Last edited by trinkett42; 09-20-2005 at 07:24 AM.
"An IDE can have 63 partitions but I can only manage 60"
Linux partitioning program cfdisk simply stops creating any partition after 60.
Also don't fool yourself in thinking more than one extended partition is possible in a hdd when working to the PC standard.
BIOS only reads 16 bytes times 4 after the 447th byte of the MBR for the 4 primary partitions. If anybody creates an extended partition one primary partition must be given up.
The extended partition has no usuable space inside is just a border for the logical partitions.
Logical partitions are a continuous chain in which the ith partition carries the address of the i+1th partition. Physically you can't have more than two consecutive chains in a hard disk. You will notice too that the partitioning program will automatically grab all the area to form the extended partition once the first primaries have been created.

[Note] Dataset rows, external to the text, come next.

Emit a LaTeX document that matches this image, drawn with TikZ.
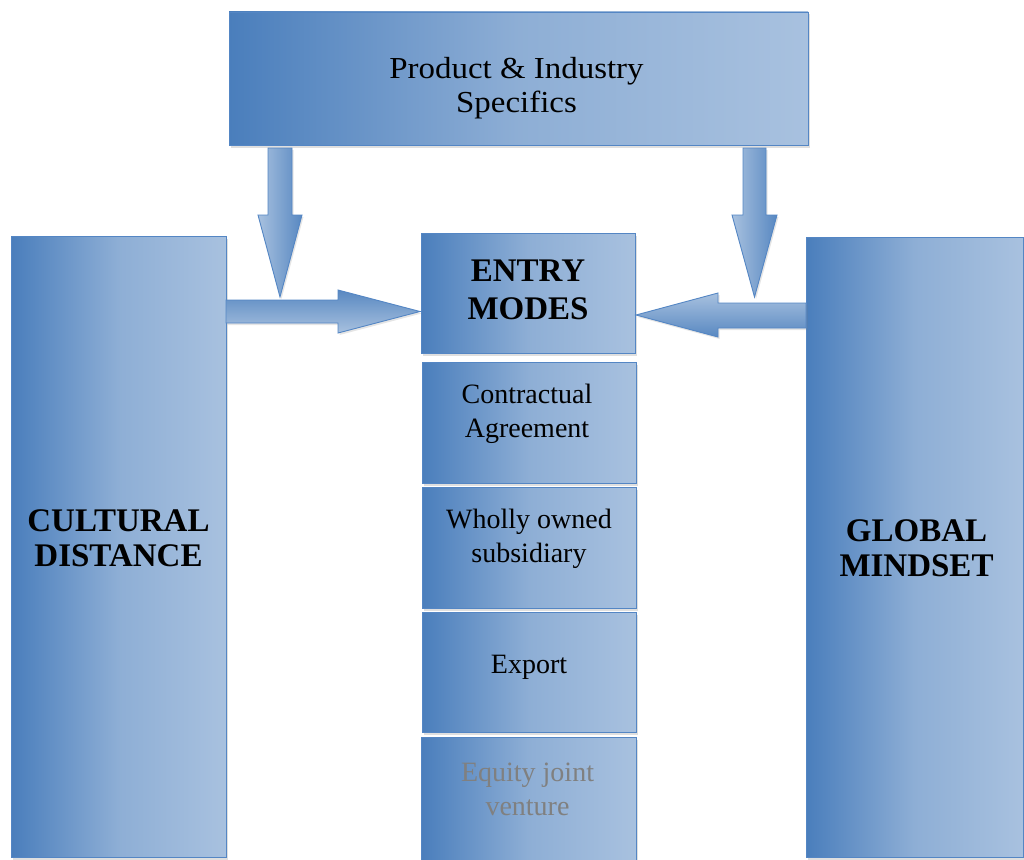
\documentclass[tikz,border=0pt]{standalone}
\usepackage{fontspec}
\setmainfont{Liberation Serif}
\newfontfamily\prodfont[FakeStretch=1.08]{Liberation Serif}
\usetikzlibrary{shadows,calc}
\definecolor{bdark}{RGB}{74,126,188}
\definecolor{blight}{RGB}{168,193,223}
\definecolor{bedge}{RGB}{84,134,196}
\definecolor{greytxt}{RGB}{128,128,128}
\tikzset{
  box/.style={draw=bedge, line width=0.9pt, left color=bdark, right color=blight,
    middle color=blight!72!bdark,
    inner sep=0pt, outer sep=0pt,
    drop shadow={opacity=0.25, shadow xshift=1.5pt, shadow yshift=-2.5pt}},
  txt/.style={align=center, font=\fontsize{28}{34}\selectfont, inner sep=0pt},
  btxt/.style={align=center, font=\fontsize{33}{35}\selectfont\bfseries, inner sep=0pt},
  varrow/.style={draw=bedge, line width=0.9pt, left color=blight, right color=bdark!85!blight,
    drop shadow={opacity=0.2, shadow xshift=1.5pt, shadow yshift=-2pt}},
  rarrow/.style={draw=bedge, line width=0.9pt, top color=bdark!85!blight, bottom color=blight,
    drop shadow={opacity=0.2, shadow xshift=1.5pt, shadow yshift=-2pt}},
  larrow/.style={draw=bedge, line width=0.9pt, top color=blight, bottom color=bdark!85!blight,
    drop shadow={opacity=0.2, shadow xshift=1.5pt, shadow yshift=-2pt}},
}
\begin{document}
\begin{tikzpicture}[x=1pt,y=-1pt]
\useasboundingbox (0,0) rectangle (1024,859);
\fill[white] (0,0) rectangle (1024,859);
\clip (0,0) rectangle (1024,859);

% boxes
\node[box, minimum width=579pt, minimum height=133pt] (prod) at (518.5,78.5) {};
\node[align=center, inner sep=0pt, font=\prodfont\fontsize{30.5}{34}\selectfont] (prodt) at ($(prod.center)+(-2,10)$) {Product \& Industry\\Specifics};

\node[box, minimum width=215pt, minimum height=621pt] (cult) at (118.5,546.5) {};
\node[btxt] (cultt) at ($(cult.center)+(0,-8)$) {CULTURAL\\DISTANCE};

\node[box, minimum width=217pt, minimum height=620pt] (glob) at (914.5,547) {};
\node[btxt] (globt) at ($(glob.center)+(2,1)$) {GLOBAL\\MINDSET};

\node[box, minimum width=214pt, minimum height=120pt] (entry) at (528,293) {};
\node[btxt, font=\fontsize{33}{38}\selectfont\bfseries] (entryt) at ($(entry.center)+(0,-3)$) {ENTRY\\MODES};

\node[box, minimum width=214pt, minimum height=121pt] (contr) at (529,422.5) {};
\node[txt] (contrt) at ($(contr.center)+(-2,-9)$) {Contractual\\Agreement};

\node[box, minimum width=214pt, minimum height=121pt] (whol) at (529,547.5) {};
\node[txt] (wholt) at ($(whol.center)+(0,-9)$) {Wholly owned\\subsidiary};

\node[box, minimum width=214pt, minimum height=120pt] (expo) at (529,672) {};
\node[txt] (expot) at ($(expo.center)+(0,-5)$) {Export};

\node[box, minimum width=215pt, minimum height=124pt] (equi) at (528.5,799) {};
\node[txt, text=greytxt] (equit) at ($(equi.center)+(-1,-10)$) {Equity joint\\venture};

% horizontal block arrows
\path[rarrow] (226,300) -- (338,300) -- (338,290) -- (420,311.5) -- (338,333) -- (338,323) -- (226,323) -- cycle;
\path[larrow] (806,303) -- (718,303) -- (718,293) -- (636,315) -- (718,337) -- (718,328) -- (806,328) -- cycle;

% vertical block arrows
\path[varrow] (268,148) -- (292,148) -- (292,215) -- (302,215) -- (280,297) -- (258,215) -- (268,215) -- cycle;
\path[varrow] (743,148) -- (766,148) -- (766,215) -- (777,215) -- (754.5,297) -- (732,215) -- (743,215) -- cycle;
\end{tikzpicture}
\end{document}
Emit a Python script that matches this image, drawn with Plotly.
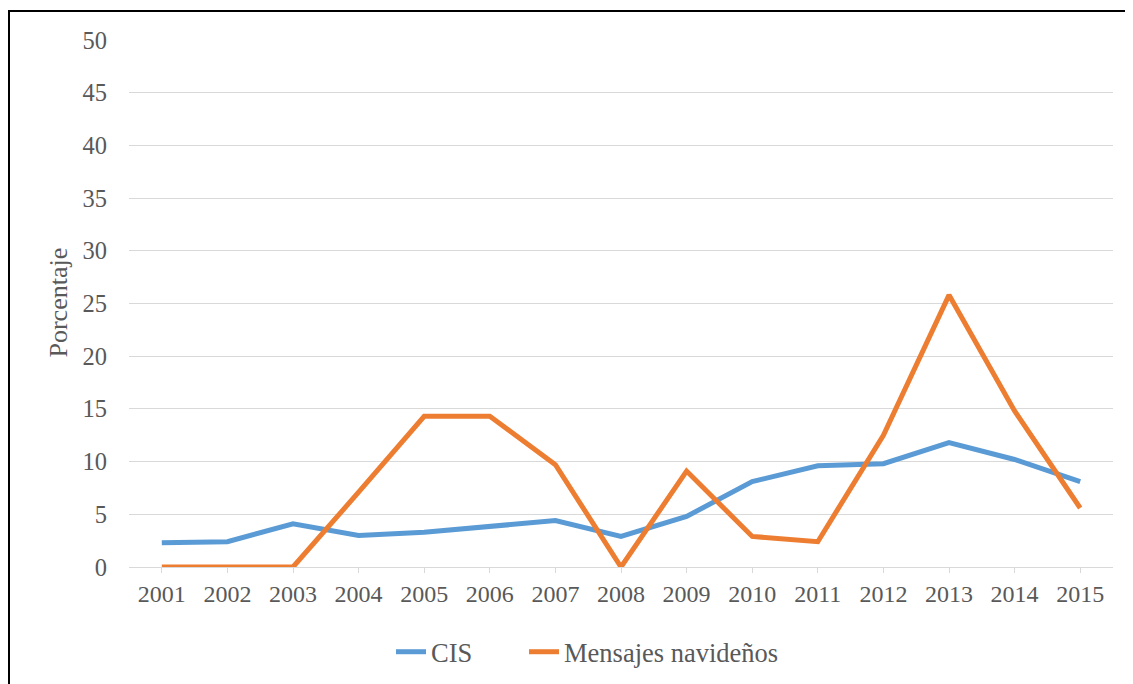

If Linux does not read beyond the 60th (or 63th) partition you can kiss good bye your idea of 150-partition in one disk and concentrating the job with 3 IDE disks.
It is possible that Linux permits 63 instead of 60 partitions. The disk I tried to get 60+ partition did have a FreeBSD and a Solaris in it. The Unix operating systems use a "slice" system to further subdivide the primary partitions and this feature may have triggered Linux to believe that I hit the ceiling limit of the quoted 63 partitions.
Can you explain 150 kernels better? That threw me for a loop. This is my first experience with Linux so I'm newbie extreme here.
My concern for the 150 partitions is this. Drivers specific to the test procedures of each board must remain untouched and stable from other board models. The problem came up before that several boards on one partition was causing instability and some drivers were uninstalling previous ones etc. etc. So there is only a need to keep each instal 100% separate. If there is another way other than individual partitions its something I need to explore. I don't want to be on my 60'th or so partition and then Linux prevent me from creating new ones.
Can other partitioning tools then create additional needed partitions for me to install on? My problem isn't not understanding the actual partitioning but what Linux can handle and deal with. I'm all about trial and error, but I can't waste a few months getting up to 60's and then tell my bosses that I've hit another wall and the project has to be scrapped and re-engineered again.
I appreciate ideas and help from all....I realize this is an odd project and there really aren't examples of it being done before but if anyone knows obstacles or issues that may come up and advice they could give on how to prepare for those things I'd be grateful.
Originally posted by trinkett42 Can you explain 150 kernels better? That threw me for a loop. This is my first experience with Linux so I'm newbie extreme here.
There is nothing to stop you having X number of kernels all using the same root filesystem so long as you give them all different localversion strings (probably the model of the motherboard). This way you could just set up a generic system and load whatever modules you want based on the kernel you boot.
Look it takes about 10 minutes to set up 60 partitions and also to find out if you can cross the 63 barrier.
If you are doing it repeatedly you should be able to write a script file to automate the process for formatting and loading up a system to each partition, assuming you load one standard system for all the partition.
David's idea of loading different kernel is also a good choice but you may need to load a large number of systems to get different kernels.